-- BEGIN Data lines --

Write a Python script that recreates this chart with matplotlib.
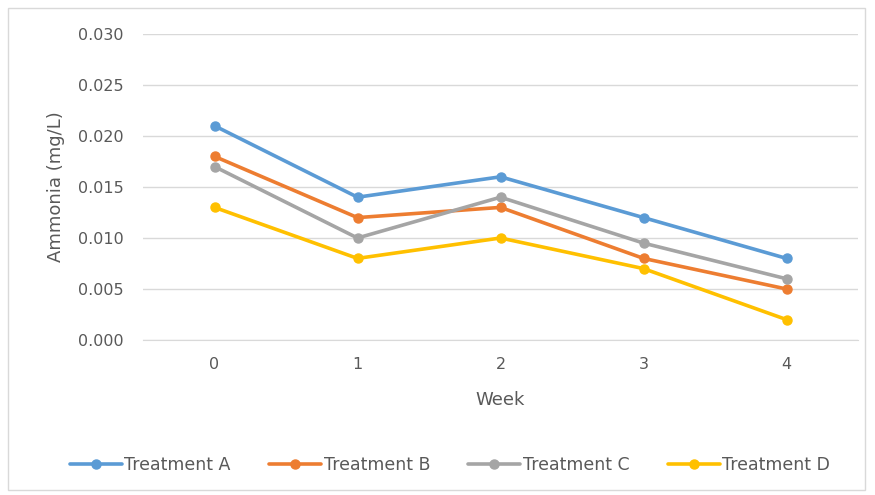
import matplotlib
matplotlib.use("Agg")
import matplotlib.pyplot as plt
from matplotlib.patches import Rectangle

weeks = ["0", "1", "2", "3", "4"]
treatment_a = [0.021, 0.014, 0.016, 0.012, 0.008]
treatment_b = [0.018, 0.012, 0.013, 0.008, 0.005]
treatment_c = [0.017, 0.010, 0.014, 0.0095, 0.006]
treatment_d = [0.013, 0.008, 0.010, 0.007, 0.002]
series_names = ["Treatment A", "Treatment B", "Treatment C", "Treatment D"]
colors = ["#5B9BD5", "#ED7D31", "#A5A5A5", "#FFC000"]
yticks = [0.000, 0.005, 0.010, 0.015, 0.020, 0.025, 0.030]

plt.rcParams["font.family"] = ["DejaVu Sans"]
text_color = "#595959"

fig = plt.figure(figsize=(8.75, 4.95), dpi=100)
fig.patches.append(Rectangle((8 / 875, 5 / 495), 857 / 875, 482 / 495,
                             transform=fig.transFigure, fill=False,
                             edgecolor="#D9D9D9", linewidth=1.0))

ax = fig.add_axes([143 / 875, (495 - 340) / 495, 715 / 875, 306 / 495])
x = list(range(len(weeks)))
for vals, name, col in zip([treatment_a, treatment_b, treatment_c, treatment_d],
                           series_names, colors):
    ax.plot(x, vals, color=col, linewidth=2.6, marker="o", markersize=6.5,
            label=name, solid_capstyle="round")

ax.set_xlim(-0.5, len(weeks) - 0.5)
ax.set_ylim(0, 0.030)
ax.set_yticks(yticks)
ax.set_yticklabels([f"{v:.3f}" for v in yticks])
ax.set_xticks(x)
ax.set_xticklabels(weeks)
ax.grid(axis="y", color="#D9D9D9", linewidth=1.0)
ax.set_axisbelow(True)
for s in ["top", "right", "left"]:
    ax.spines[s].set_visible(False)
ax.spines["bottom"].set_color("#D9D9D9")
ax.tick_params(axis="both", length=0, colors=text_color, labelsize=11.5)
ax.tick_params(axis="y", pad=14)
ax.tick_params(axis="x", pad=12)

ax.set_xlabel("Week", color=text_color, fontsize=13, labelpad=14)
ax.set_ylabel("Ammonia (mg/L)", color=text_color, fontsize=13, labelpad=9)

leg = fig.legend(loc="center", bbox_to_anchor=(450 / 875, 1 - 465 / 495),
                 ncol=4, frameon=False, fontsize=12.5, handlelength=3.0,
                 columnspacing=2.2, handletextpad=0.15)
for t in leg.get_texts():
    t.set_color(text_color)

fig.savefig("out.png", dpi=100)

-- END Data lines --

Set task: Return only the lines running from the top of the data to the line that holds "from matplotlib.patches import Rectangle". Include both of those lines, but skip the pictures.

Task solution:
Write a Python script that recreates this chart with matplotlib.
import matplotlib
matplotlib.use("Agg")
import matplotlib.pyplot as plt
from matplotlib.patches import Rectangle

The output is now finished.